Certains textes byzantins mentionnent une seconde incursion russe contre la capitale, mais ce témoignage n’est pas confirmé. Cette nouvelle apparition se rattache probablement aux pourparlers préliminaires à la conclusion d’accords commerciaux, le plus ancien traité commercial entre Byzance et les Russes datant de 911 ; les ambassadeurs portaient des noms scandinaves. Aux termes de l’accord, Byzance mit à la disposition des Russes une aire commerciale dans le quartier Saint-Mamante et leur concéda des privilèges fiscaux. Par la Lettre à mon fils Romain de Constantin VII Porphyrogénète, nous connaissons avec exactitude le parcours suivi par les Russes: ils se réunissaient sur le Dniepr à la hauteur de Kiev et, après avoir descendu le fleuve, ils suivaient la côte occidentale du Pont-Euxin : une voie de communication commerciale entre la Baltique et l’Égée connue depuis l’antiquité.

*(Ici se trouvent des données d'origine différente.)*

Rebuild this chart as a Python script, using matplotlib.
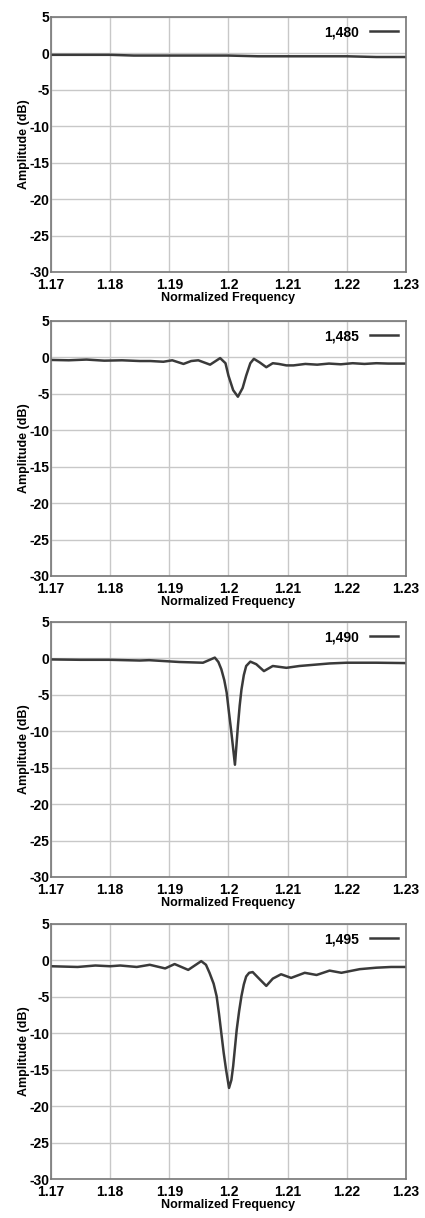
import numpy as np
import matplotlib
matplotlib.use('Agg')
import matplotlib.pyplot as plt

plt.rcParams['font.family'] = ['Liberation Sans', 'DejaVu Sans']
plt.rcParams['axes.unicode_minus'] = False

# values (normalized frequency, amplitude in dB)
labels = ['1,480', '1,485', '1,490', '1,495']

f_1480 = [1.17, 1.175, 1.18, 1.184, 1.19, 1.195, 1.2, 1.205, 1.21, 1.215, 1.22, 1.225, 1.23]
a_1480 = [-0.2, -0.2, -0.2, -0.3, -0.3, -0.3, -0.3, -0.4, -0.4, -0.4, -0.4, -0.5, -0.5]

f_1485 = [1.17, 1.173, 1.176, 1.179, 1.182, 1.185, 1.1868, 1.189, 1.1905, 1.1924,
          1.1937, 1.1949, 1.1969, 1.1986, 1.1995, 1.2, 1.2008, 1.2016, 1.2024, 1.203,
          1.2037, 1.2043, 1.2053, 1.2064, 1.2075, 1.2085, 1.2098, 1.211, 1.213, 1.215,
          1.217, 1.219, 1.221, 1.223, 1.225, 1.227, 1.23]
a_1485 = [-0.35, -0.4, -0.3, -0.45, -0.4, -0.5, -0.5, -0.6, -0.4, -0.9,
          -0.5, -0.4, -1.0, -0.1, -0.8, -2.5, -4.5, -5.4, -4.2, -2.5,
          -0.8, -0.2, -0.7, -1.35, -0.8, -0.9, -1.1, -1.1, -0.9, -1.0,
          -0.85, -0.95, -0.8, -0.9, -0.8, -0.85, -0.85]

f_1490 = [1.17, 1.175, 1.18, 1.185, 1.1866, 1.1917, 1.1957, 1.1977, 1.1983, 1.1988,
          1.1993, 1.1997, 1.2001, 1.2005, 1.2011, 1.2016, 1.2019, 1.2022, 1.2026, 1.203,
          1.2037, 1.2047, 1.206, 1.2075, 1.2098, 1.212, 1.2171, 1.22, 1.225, 1.23]
a_1490 = [-0.15, -0.2, -0.2, -0.3, -0.25, -0.5, -0.6, 0.1, -0.5, -1.5,
          -3.0, -4.7, -7.5, -10.2, -14.6, -9.3, -6.5, -4.3, -2.3, -1.05,
          -0.45, -0.8, -1.75, -1.05, -1.3, -1.05, -0.7, -0.6, -0.6, -0.65]

f_1495 = [1.17, 1.1745, 1.1775, 1.18, 1.1817, 1.1845, 1.1867, 1.1893, 1.1909, 1.1932,
          1.1954, 1.1962, 1.1968, 1.1975, 1.198, 1.1984, 1.1988, 1.1992, 1.1996, 1.2001,
          1.2005, 1.2008, 1.2011, 1.2014, 1.2018, 1.2022, 1.2026, 1.203, 1.2035, 1.2041,
          1.2053, 1.2064, 1.2075, 1.2089, 1.2106, 1.2129, 1.2149, 1.2171, 1.2191, 1.2222,
          1.225, 1.2275, 1.23]
a_1495 = [-0.8, -0.9, -0.7, -0.8, -0.7, -0.9, -0.6, -1.1, -0.5, -1.3,
          -0.1, -0.6, -1.7, -3.2, -4.9, -7.3, -10.0, -12.7, -15.0, -17.5,
          -16.4, -14.5, -12.0, -9.5, -7.0, -4.9, -3.3, -2.2, -1.7, -1.6,
          -2.6, -3.5, -2.5, -1.9, -2.4, -1.7, -2.0, -1.4, -1.7, -1.2,
          -1.0, -0.9, -0.9]

traces = [(f_1480, a_1480), (f_1485, a_1485), (f_1490, a_1490), (f_1495, a_1495)]

xticks = [1.17, 1.18, 1.19, 1.2, 1.21, 1.22, 1.23]
xticklabels = ['1.17', '1.18', '1.19', '1.2', '1.21', '1.22', '1.23']
yticks = [5, 0, -5, -10, -15, -20, -25, -30]

fig = plt.figure(figsize=(4.25, 12.18), dpi=100)

bottoms = [0.7767, 0.5271, 0.2800, 0.0320]
for (f, a), lab, b in zip(traces, labels, bottoms):
    ax = fig.add_axes([0.12, b, 0.835, 0.2094])
    ax.plot(f, a, color='#3a3a3a', linewidth=1.8, label=lab)
    ax.set_xlim(1.17, 1.23)
    ax.set_ylim(-30, 5)
    ax.set_xticks(xticks)
    ax.set_xticklabels(xticklabels)
    ax.set_yticks(yticks)
    ax.tick_params(axis='y', length=0, labelsize=10, pad=1)
    ax.tick_params(axis='x', length=0, labelsize=10, pad=4)
    for t in ax.get_xticklabels() + ax.get_yticklabels():
        t.set_fontweight('bold')
    ax.grid(True, color='#c8c8c8', linewidth=1.0)
    for s in ax.spines.values():
        s.set_color('#777777')
        s.set_linewidth(1.2)
    ax.set_xlabel('Normalized Frequency', fontsize=9, fontweight='bold', labelpad=0)
    ax.set_ylabel('Amplitude (dB)', fontsize=9, fontweight='bold', labelpad=0)
    ax.legend(loc='upper right', frameon=False, markerfirst=False,
              prop={'size': 10, 'weight': 'bold'}, handlelength=2.0, borderaxespad=0.2)

plt.savefig('out.png', dpi=100)
plt.close()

L’assaut russe le plus important contre Constantinople date de 941 : les monoxyles, sous la direction du prince Igor, assiégèrent alors la ville. Ils furent détruits par les forces byzantines qui eurent recours au feu grégeois. Le troisième accord commercial entre Byzance et la Russie fut conclu en 944. Ce traité, qui documente la slavisation des Russes de Kiev, ratifie les accords précédents et garantit à Byzance la dépendance de ses possessions dans le Chersonèse et, à ses habitants, la liberté de commerce.

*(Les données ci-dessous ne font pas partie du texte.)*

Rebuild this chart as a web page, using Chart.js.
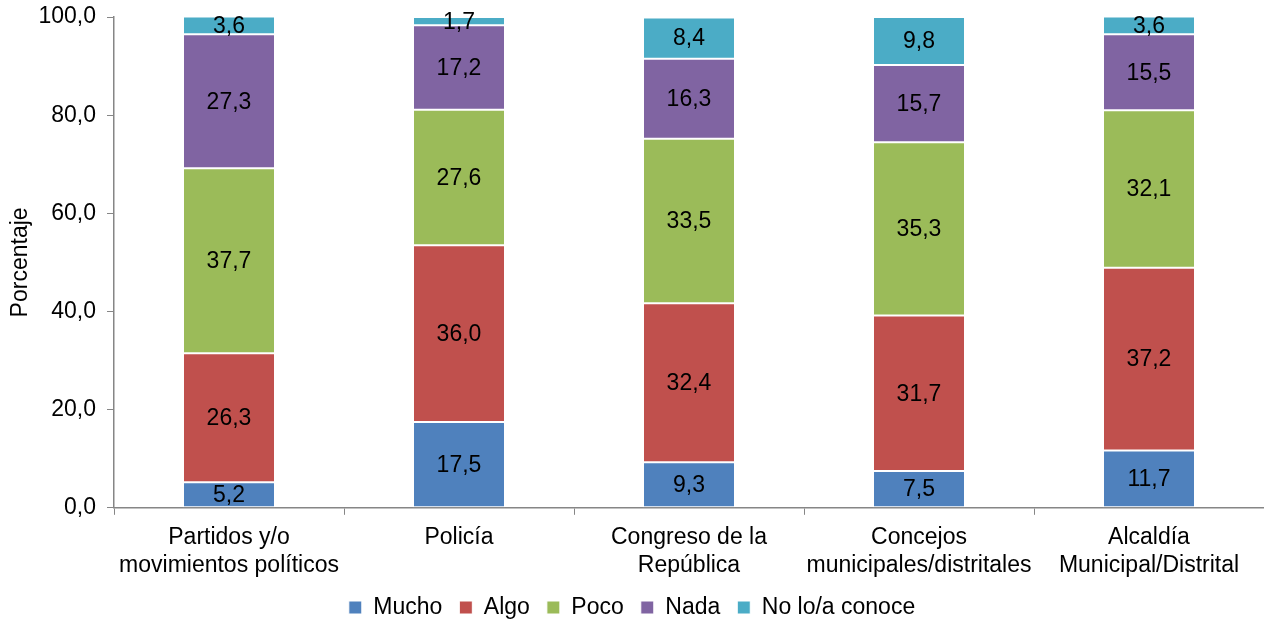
<!DOCTYPE html>
<html>
<head>
<meta charset="utf-8">
<script src="https://cdn.jsdelivr.net/npm/chart.js@4/dist/chart.umd.min.js"></script>
<style>
  html, body { margin: 0; padding: 0; background: #fff; }
  #wrap { width: 1264px; height: 621px; }
</style>
</head>
<body>
<div id="wrap"><canvas id="confChart"></canvas></div>
<script>
const categories = [
    ['Partidos y/o', 'movimientos políticos'],
    'Policía',
    ['Congreso de la', 'República'],
    ['Concejos', 'municipales/distritales'],
    ['Alcaldía', 'Municipal/Distrital']
];
const mucho = [5.2, 17.5, 9.3, 7.5, 11.7];
const algo = [26.3, 36.0, 32.4, 31.7, 37.2];
const poco = [37.7, 27.6, 33.5, 35.3, 32.1];
const nada = [27.3, 17.2, 16.3, 15.7, 15.5];
const noConoce = [3.6, 1.7, 8.4, 9.8, 3.6];
const yTicks = [0, 20, 40, 60, 80, 100];

const FONT = '"Liberation Sans", Arial, sans-serif';
const SIZE = 23;
const fmt = v => v.toFixed(1).replace('.', ',');

// draw the value inside each segment
const segmentLabels = {
    id: 'segmentLabels',
    afterDatasetsDraw(chart) {
        const ctx = chart.ctx;
        ctx.save();
        ctx.font = SIZE + 'px ' + FONT;
        ctx.fillStyle = '#000';
        ctx.textAlign = 'center';
        ctx.textBaseline = 'middle';
        chart.data.datasets.forEach((ds, i) => {
            chart.getDatasetMeta(i).data.forEach((bar, j) => {
                const mid = (bar.y + bar.base) / 2;
                ctx.fillText(fmt(ds.data[j]), bar.x, mid + 1);
            });
        });
        ctx.restore();
    }
};

const ctx = document.getElementById('confChart').getContext('2d');
const confChart = new Chart(ctx, {
    type: 'bar',
    data: {
        labels: categories,
        datasets: [
            { label: 'Mucho', data: mucho, backgroundColor: '#4F81BD' },
            { label: 'Algo', data: algo, backgroundColor: '#C0504D' },
            { label: 'Poco', data: poco, backgroundColor: '#9BBB59' },
            { label: 'Nada', data: nada, backgroundColor: '#8064A2' },
            { label: 'No lo/a conoce', data: noConoce, backgroundColor: '#4BACC6' }
        ].map(d => Object.assign(d, {
            borderColor: '#ffffff',
            borderWidth: 1,
            borderSkipped: false,
            categoryPercentage: 1,
            barPercentage: 0.4
        }))
    },
    options: {
        responsive: true,
        maintainAspectRatio: false,
        animation: false,
        layout: { padding: { top: 1, left: 0, right: 0, bottom: -8 } },
        plugins: {
            legend: {
                position: 'bottom',
                labels: {
                    boxWidth: 13,
                    boxHeight: 13,
                    padding: 17,
                    color: '#000',
                    font: { family: FONT, size: SIZE }
                }
            },
            tooltip: { enabled: false }
        },
        scales: {
            x: {
                stacked: true,
                afterFit: s => { s.height -= 9; },
                grid: {
                    offset: true,
                    drawOnChartArea: false,
                    tickLength: 7,
                    color: '#868686'
                },
                border: { color: '#868686', width: 1.5 },
                ticks: {
                    color: '#000',
                    padding: 9,
                    maxRotation: 0,
                    font: { family: FONT, size: SIZE }
                }
            },
            y: {
                stacked: true,
                min: 0,
                max: 100,
                afterBuildTicks: axis => { axis.ticks = yTicks.map(v => ({ value: v })); },
                afterFit: s => { s.width = 114; s.paddingTop = 17; s.paddingBottom = 17; },
                grid: {
                    drawOnChartArea: false,
                    tickLength: 7,
                    color: '#868686'
                },
                border: { color: '#868686', width: 1.5 },
                ticks: {
                    color: '#000',
                    padding: 11,
                    callback: v => fmt(v),
                    font: { family: FONT, size: SIZE }
                },
                title: {
                    display: true,
                    text: 'Porcentaje',
                    color: '#000',
                    padding: { top: 7, bottom: 0 },
                    font: { family: FONT, size: SIZE }
                }
            }
        }
    },
    plugins: [segmentLabels]
});
</script>
</body>
</html>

Les rapports de Byzance avec la principauté de Kiev
La slavisation graduelle et la christianisation progressive de la Russie, documentées à partir du milieu du Xe siècle, marquent des étapes significatives dans la transformation des rapports entre Byzance et la principauté de Kiev. En 957, la princesse Olga, veuve du prince Igor et mère du souverain Sviatoslav, vint en visite à Constantinople. Bien que chrétienne, Olga, comme son mari, portait un nom d’origine scandinave et son fils Sviatoslav portait un nom slave. Les textes de l’époque décrivent l’accueil réservé à Olga par Constantin Porphyrogénète et les splendides cérémonies organisées en son honneur. Le traité de 945 resta en vigueur jusqu’au règne de Nicéphore Phokas, au moment où, en 967, les ambassadeurs bulgares furent expulsés de Constantinople et l’armée de leur pays pénétra en Thrace. Comme les troupes byzantines se trouvaient alors sur le front oriental, le prince Sviastoslav, d’accord avec l’empereur byzantin, envahit la Bulgarie et l’occupa de 967 à 969, avec l’intention de stabiliser sa domination sur cette terre. Désirant maintenir l’équilibre de la région, en 970-971, Jean Tzimiskès se chargea de la lourde tâche d’éloigner les Russes de la Bulgarie. Après avoir conquis Preslav, la vieille capitale, l’armée byzantine affronta l’ennemi à Silistra (Durosturum) et le Prince russe dut accepter un traité de paix. En 989, Basile II, désirant renforcer son armée contre le rebelle Bardas Phokas, appela à l’aide son allié, le prince de Kiev Vladimir Ier qui exigea la main d’une princesse byzantine en contrepartie. Le rebelles battus, Anna, sœur de l’empereur, épousa donc Vladimir quand son peuple et lui acceptèrent de se faire baptiser. L’Église russe fut créée sous la dépendance du Patriarcat de Constantinople et organisée par des prélats grecs; les artistes byzantins se chargèrent de la construction et de la décoration des édifices ecclésiastiques. Une fois la Russie christianisée, les rapports spirituels, politiques et culturels avec Byzance se resserrèrent.